Crude Market Dynamics: Crude prices stabilize as traders assess Chinese growth data and geopolitical uncertainties. Despite a recovery in the world’s biggest oil importer, concerns over supply disruptions persist amidst escalating tensions in the Middle East.
$DPZ- UBS raised the firm’s price target on Domino’s Pizza to $570 from $526 and keeps a Buy rating on the shares. Domino’s Pizza is well-positioned for sustained multiyear U.S. sales momentum, with support from a solid value proposition, digital and loyalty enhancement, improved service levels, menu innovation, marketing and third aggregator partnerships, the analyst tells investors in a research note. The firm’s 2024 Quick Service Restaurant Survey results suggest consumers maintain strong affinity for the brand with multiple attributes that continue to resonate, and solidly positive visit intent over the near-term, UBS says.
$GS- Oppenheimer analyst Chris Kotowski raised the firm’s price target on Goldman Sachs to $479 from $466 and keeps an Outperform rating on the shares following quarterly results. While Goldman cautions that its investment banking backlog fell in the quarter because of Q1’s strong transaction volumes, Oppenheimer does still think that private equity sponsors remain relatively inactive and that there is considerable upside to activity levels from here over time. The results also gave the firm increased confidence that after a lot of special charges last year, 2024-2025 will be a lot cleaner.
$DJT- Trump Media & Technology Group’s Truth Social announced that after six months of testing on its Web and iOS platforms, the Company has finished the research and development phase of its new live TV streaming platform and will begin scaling up its own content delivery network. TMTG plans to roll out its streaming content in three phases: Phase 1: Introduce Truth Social’s CDN for streaming live TV to the Truth Social app for Android, iOS, and Web. Phase 2: Release stand-alone Truth Social over-the-top streaming apps for phones, tablets, and other devices. Phase 3: Release Truth Social streaming apps for home TV. The streaming content is expected to focus on live TV including news networks, religious channels, family-friendly content including films and documentaries; and other content that has been cancelled, is at risk of cancellation, or is being suppressed on other platforms and services.
$CAT- JPMorgan raised the firm’s price target on Caterpillar to $435 from $385 and keeps an Overweight rating on the shares ahead of the Q1 report. Construction data points are mixed, but demand commentary from manufacturers is generally optimistic, the analyst tells investors in a research note. The firm expects Caterpillar’s multiple re-rating to continue on the back of resilient margin performance this year and expectations of earnings growth acceleration in 2025.

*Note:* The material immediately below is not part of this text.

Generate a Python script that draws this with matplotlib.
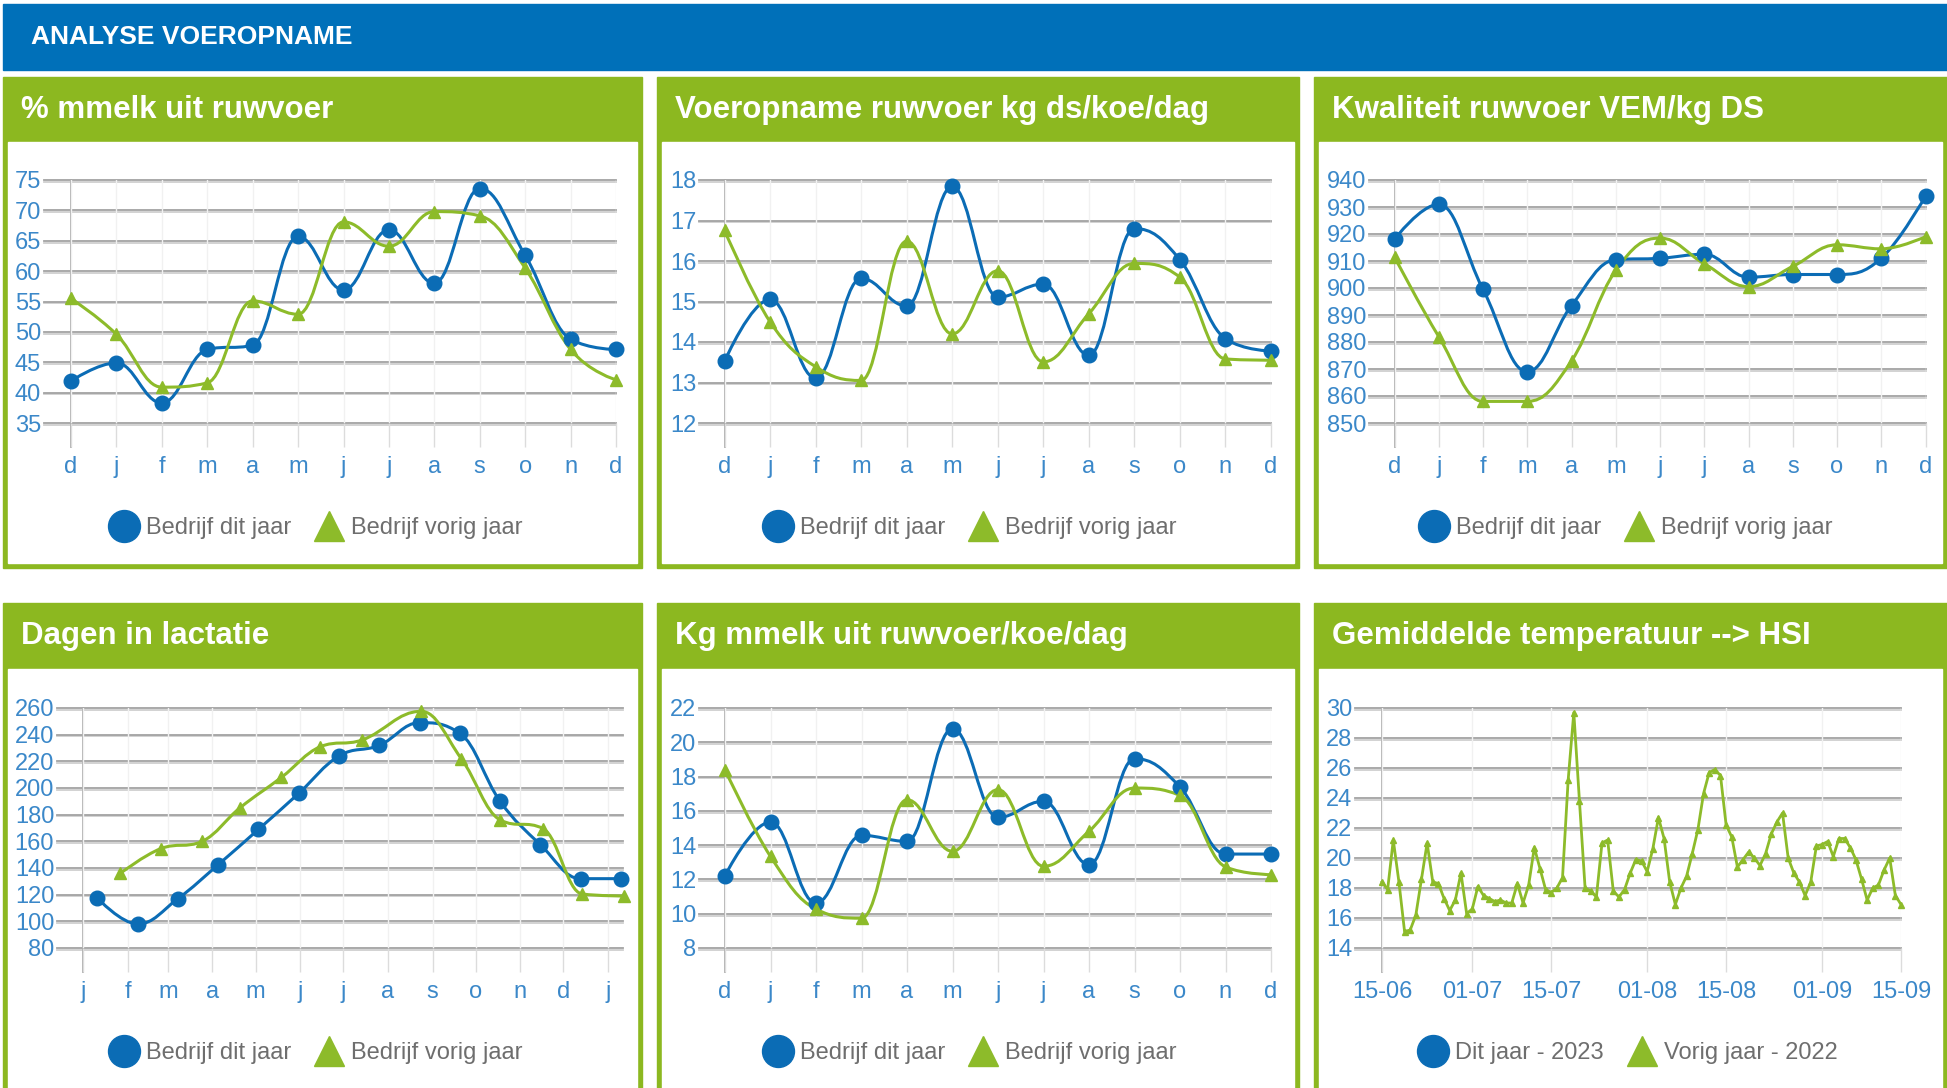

$AFRM- Barclays analyst Ramsey El-Assal lowered the firm’s price target on Affirm to $41 from $50 and keeps an Overweight rating on the shares as part of a Q1 earnings preview for the financial technology group. The sector appears to be setting up well into the Q1 earnings season, as fiscal 2024 outlooks have been largely set at reasonable levels, the analyst tells investors in a research note. The firm says consumer spending trends have remained healthy in Q1, bouncing back following the impact of unseasonably cold weather in January.
$AAPL- Needham keeps a Buy rating and $220 price target on Apple but cuts the firm’s EPS view for Q2 by 10c to $1.51 and for FY24 by 15c to $6.40. The revisions reflect lower iPhone sales and weakness in China, though these are offset in part by slightly higher revenue than previously expected for iPads and Macs, the analyst tells investors in a research note. Apple’s anemic or negative growth outlook, along with expected cost increases to fund GenAI, are the biggest gating factors preventing new investors from buying the stock, Needham added.

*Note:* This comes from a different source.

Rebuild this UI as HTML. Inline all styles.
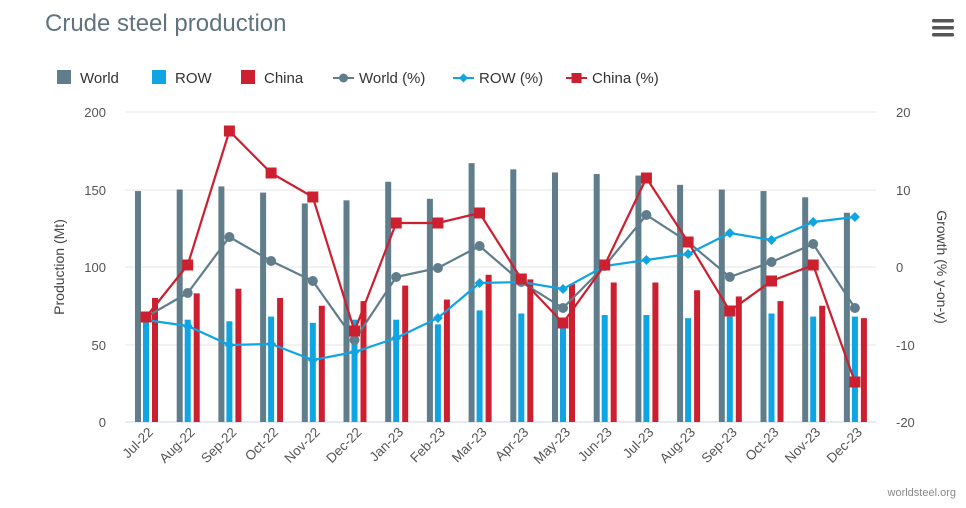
<!DOCTYPE html>
<html><head><meta charset="utf-8"><style>
body{margin:0;background:#fff;}
svg{display:block;font-family:"Liberation Sans","DejaVu Sans",sans-serif;}
</style></head><body>
<svg id="s" width="966" height="508" xmlns="http://www.w3.org/2000/svg">
<text x="45" y="31" font-size="24" fill="#5f7480">Crude steel production</text>
<g fill="#555"><rect x="932" y="19" width="22" height="3.5" rx="1.5"/><rect x="932" y="26" width="22" height="3.5" rx="1.5"/><rect x="932" y="33" width="22" height="3.5" rx="1.5"/></g>
<g font-size="15" fill="#333">
<rect x="57" y="70" width="14" height="14" fill="#607d8b"/><text x="80" y="83">World</text>
<rect x="152" y="70" width="14" height="14" fill="#0ea5e2"/><text x="175" y="83">ROW</text>
<rect x="241" y="70" width="14" height="14" fill="#cc1f2f"/><text x="264" y="83">China</text>
<line x1="333" y1="78" x2="354" y2="78" stroke="#607d8b" stroke-width="2"/><circle cx="343.5" cy="78" r="4.5" fill="#607d8b"/><text x="359" y="83">World (%)</text>
<line x1="453" y1="78" x2="474" y2="78" stroke="#0ea5e2" stroke-width="2"/><path d="M463.5 73.5l4.5 4.5-4.5 4.5-4.5-4.5z" fill="#0ea5e2"/><text x="479" y="83">ROW (%)</text>
<line x1="566" y1="78" x2="587" y2="78" stroke="#cc1f2f" stroke-width="2"/><rect x="571.5" y="73" width="10" height="10" fill="#cc1f2f"/><text x="592" y="83">China (%)</text>
</g>
<g id="grid" stroke="#e3e3e3" stroke-width="1"></g>
<g id="bars"></g>
<g id="lines"></g>
<g id="labels" font-size="13" fill="#555"></g>
<text transform="translate(64,267) rotate(-90)" text-anchor="middle" font-size="14" fill="#444">Production (Mt)</text>
<text transform="translate(937,267) rotate(90)" text-anchor="middle" font-size="14" fill="#444">Growth (% y-on-y)</text>
<text x="956" y="496" text-anchor="end" font-size="11" fill="#888">worldsteel.org</text>
</svg>
<script>
const NS="http://www.w3.org/2000/svg";
function el(p,t,a,txt){const e=document.createElementNS(NS,t);for(const k in a)e.setAttribute(k,a[k]);if(txt!=null)e.textContent=txt;document.getElementById(p).appendChild(e);return e;}
const gy=[112,190,267,345,422];
gy.forEach((y,i)=>{el('grid','line',{x1:125,x2:876,y1:y,y2:y,stroke:i==4?'#ccd6eb':'#e6e6e6'});
el('labels','text',{x:106,y:y+5,'text-anchor':'end'},[200,150,100,50,0][i]);
el('labels','text',{x:896,y:y+5},[20,10,0,-10,-20][i]);});
const cats=["Jul-22","Aug-22","Sep-22","Oct-22","Nov-22","Dec-22","Jan-23","Feb-23","Mar-23","Apr-23","May-23","Jun-23","Jul-23","Aug-23","Sep-23","Oct-23","Nov-23","Dec-23"];
const W=[149,150,152,148,141,143,155,144,167,163,161,160,159,153,150,149,145,135];
const R=[68,66,65,68,64,66,66,63,72,70,63,69,69,67,68,70,68,68];
const C=[80,83,86,80,75,78,88,79,95,92,89,90,90,85,81,78,75,67];
const wp=[317,293,237,261,281,340,277,268,246,282,308,266,215,242,277,262,244,308];
const rp=[320,326,345,344,360,352,338,318,283,282,289,266,260,254,233,240,222,217];
const cp=[317,265,131,173,197,331,223,223,213,279,323,265,178,242,311,281,265,382];
const cx=i=>146+i*41.7;
const Y=v=>422-v*1.55;
cats.forEach((c,i)=>{const x=cx(i);
el('bars','rect',{x:x-11,y:Y(W[i]),width:6,height:W[i]*1.55,fill:'#607d8b'});
el('bars','rect',{x:x-3,y:Y(R[i]),width:6,height:R[i]*1.55,fill:'#0ea5e2'});
el('bars','rect',{x:x+6,y:Y(C[i]),width:6,height:C[i]*1.55,fill:'#cc1f2f'});
el('labels','text',{transform:`translate(${x+8},433) rotate(-45)`,'text-anchor':'end','font-size':'13.5'},c);
});
function line(arr,col){el('lines','polyline',{points:arr.map((y,i)=>cx(i)+','+y).join(' '),fill:'none',stroke:col,'stroke-width':2.2});}
line(wp,'#607d8b');line(rp,'#0ea5e2');line(cp,'#cc1f2f');
wp.forEach((y,i)=>el('lines','circle',{cx:cx(i),cy:y,r:5,fill:'#607d8b'}));
rp.forEach((y,i)=>{const x=cx(i);el('lines','path',{d:`M${x} ${y-5}l5 5-5 5-5-5z`,fill:'#0ea5e2'});});
cp.forEach((y,i)=>el('lines','rect',{x:cx(i)-5.5,y:y-5.5,width:11,height:11,fill:'#cc1f2f'}));
</script>
</body></html>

$TSLA- JPMorgan analyst Ryan Brinkman says Tesla’s announcement yesterday that it would conduct its largest ever layoffs, amounting to more than 10% of its global workforce, should “firmly dispel the notion” that the company’s big Q1 delivery miss was somehow supply-driven rather than reflective of a demand problem. The news “should now leave no doubt that the decline in deliveries has been a function of lower demand and not supply,” the analyst tells investors in a research note. Looking beyond Q1, JPMorgan says the retrenchment in employment and capacity has “far reaching implications for the hypergrowth narrative still embedded in Tesla’s share price, suggesting material downside risk for the stock.” It keeps an Underweight rating on Tesla with a $115 price target.

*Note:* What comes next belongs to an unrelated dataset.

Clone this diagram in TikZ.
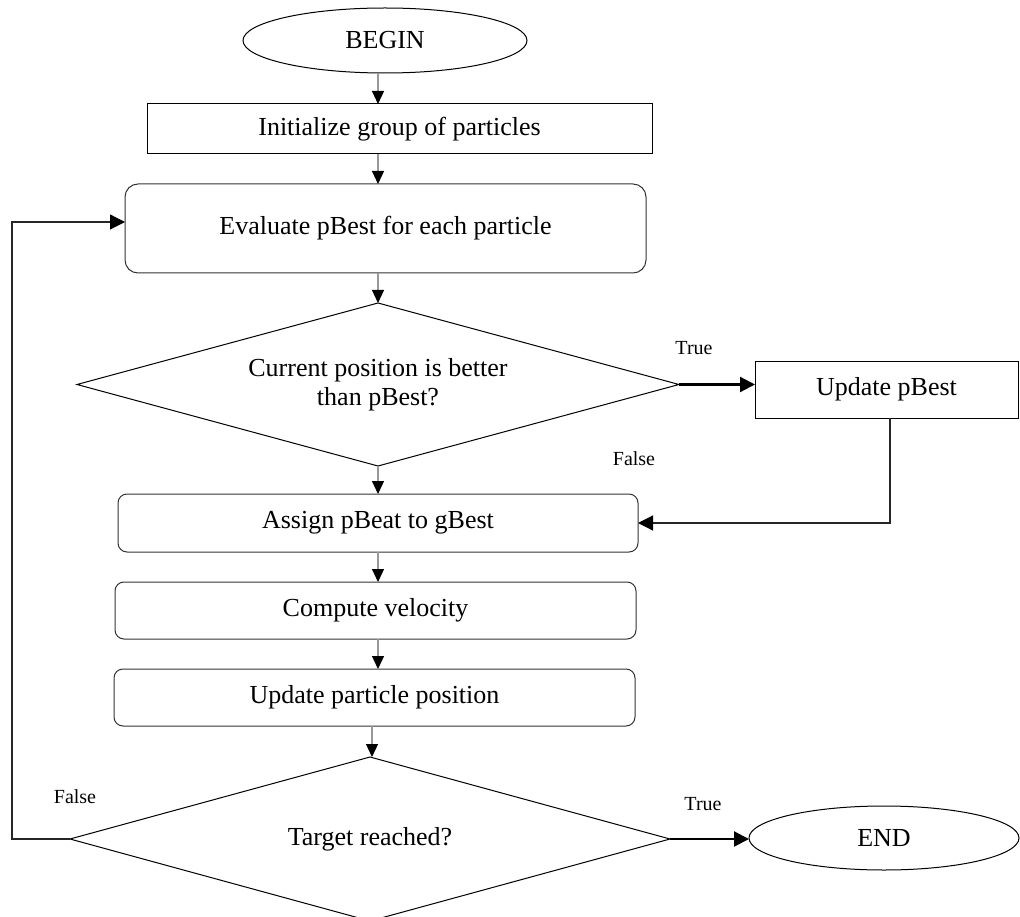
\documentclass[tikz,border=0pt]{standalone}
\usepackage{fontspec}
\setmainfont{Liberation Serif}
\usetikzlibrary{shapes.geometric,arrows.meta}
\begin{document}
\begin{tikzpicture}[x=1pt,y=-1pt,
  every node/.style={inner sep=0pt, outer sep=0pt, font=\fontsize{26}{29}\selectfont},
  plainbox/.style={draw=black, line width=1pt, rectangle},
  roundbox/.style={draw=black!80, line width=1pt, rectangle, rounded corners=13pt},
  ovalnode/.style={draw=black, line width=1pt, ellipse},
  decision/.style={draw=black, line width=1pt, diamond, shape aspect=3.67, align=center},
  lbl/.style={font=\fontsize{20}{22}\selectfont},
  downarr/.style={draw=black!40, line width=1.2pt, -{Triangle[length=13pt,width=12pt,color=black]}},
  thickarr/.style={draw=black, line width=2.2pt, -{Triangle[length=15pt,width=15pt,color=black]}},
  thinarr/.style={draw=black!85, line width=1.2pt, -{Triangle[length=15pt,width=15pt,color=black]}}
]
\useasboundingbox (0,0) rectangle (1020,917);

\node[ovalnode, minimum width=284pt, minimum height=65pt] (begin) at (385,40.5) {BEGIN};
\node[plainbox, minimum width=505pt, minimum height=50pt] (init) at (399.5,129) {Initialize group of particles};
\node[roundbox, minimum width=521pt, minimum height=89pt] (eval) at (385.5,228.5) {Evaluate pBest for each particle};
\node[decision, minimum width=602pt, minimum height=163pt] (d1) at (378,384.5) {Current position is better\\than pBest?};
\node[plainbox, minimum width=263pt, minimum height=57pt] (upd) at (886.5,389.5) {Update pBest};
\node[roundbox, rounded corners=9pt, minimum width=520pt, minimum height=58pt] (assign) at (378,523) {Assign pBeat to gBest};
\node[roundbox, rounded corners=9pt, minimum width=521pt, minimum height=57pt] (comp) at (375.5,610.5) {Compute velocity};
\node[roundbox, rounded corners=9pt, minimum width=521pt, minimum height=57pt] (pos) at (374.5,697.5) {Update particle position};
\node[decision, minimum width=600pt, minimum height=164pt] (d2) at (370,839) {Target reached?};
\node[ovalnode, minimum width=270pt, minimum height=64pt] (end) at (884,838) {END};

\coordinate (ax) at (378,0);
\coordinate (bx) at (372,0);
\coordinate (loopx) at (12,0);
\coordinate (loopy) at (0,222);
\coordinate (updx) at (890,0);

\draw[downarr] (begin.south -| ax) -- (init.north -| ax);
\draw[downarr] (init.south -| ax) -- (eval.north -| ax);
\draw[downarr] (eval.south -| ax) -- (d1.north);
\draw[downarr] (d1.south) -- (assign.north -| ax);
\draw[downarr] (assign.south -| ax) -- (comp.north -| ax);
\draw[downarr] (comp.south -| ax) -- (pos.north -| ax);
\draw[downarr] (pos.south -| bx) -- (d2.north -| bx);

\draw[thickarr] (d1.east) -- (d1.east -| upd.west);
\draw[thinarr] (upd.south -| updx) -- (updx |- assign.east) -- (assign.east);
\draw[thinarr] (d2.west) -- (d2.west -| loopx) -- (loopx |- loopy) -- (loopy -| eval.west);
\draw[thickarr] (d2.east) -- (d2.east -| end.west);

\node[lbl] (t1) at (694,348) {True};
\node[lbl] (f1) at (634,459) {False};
\node[lbl] (f2) at (75,797) {False};
\node[lbl] (t2) at (703,804) {True};
\end{tikzpicture}
\end{document}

Meanwhile, GLJ Research analyst Gordon Johnson lowered the firm’s year-end 2024 price target on Tesla to $22.86 from $23.53 and keeps a Sell rating on the shares. Tesla sold 95,000 fewer cars in Q1 quarter-over-quarter and GLJ now assumes the company’s average selling price in the quarter will fall just over $2,000 per car quarter-over-quarter, meaning its revenue will be down $5B from Q4. Further, the reported job cuts pushed the firm to lower its assumption for Q2 deliveries to 405,000 from 425,000. GLJ believes consensus estimates remain too high.
$NFLX- Guggenheim raised the firm’s price target on Netflix to $700 from $600 and keeps a Buy rating on the shares. The analyst says investor confidence into the company’s Q1 earnings report is high. The firm’s data analysis indicates incremental download strength in the U.S. and Canada but sequential slowing in other international regions, contributing to its below buy-side member growth estimate. Guggenheim sees uncertainty regarding the relative pace of Netflix’s core member growth and the likely non-recurring impact of an initial contribution from the implementation of paid-sharing policies. Looking at the bigger picture, however, it believes Netflix continues to have “significant runway” for sustained global membership growth.
$AMD- HSBC last night upgraded AMD (AMD) to Buy from Hold with a price target of $225, up from $180. Given AMD’s recent share price correction of 15% over the past month, market expectations for the company’s MI300 2024 and 2025 revenue have been reset, the analyst tells investors in a research note. However, the firm thinks AMD has enough supply capacity and demand to surpass management’s artificial intelligence revenue guidance. AMD’s next-generation AI GPU is a more direct competitor to Nvidia (NVDA) GB200 in 2025, the analyst tells investors in a research note. HSBC sees an attractive risk/reward at current share levels.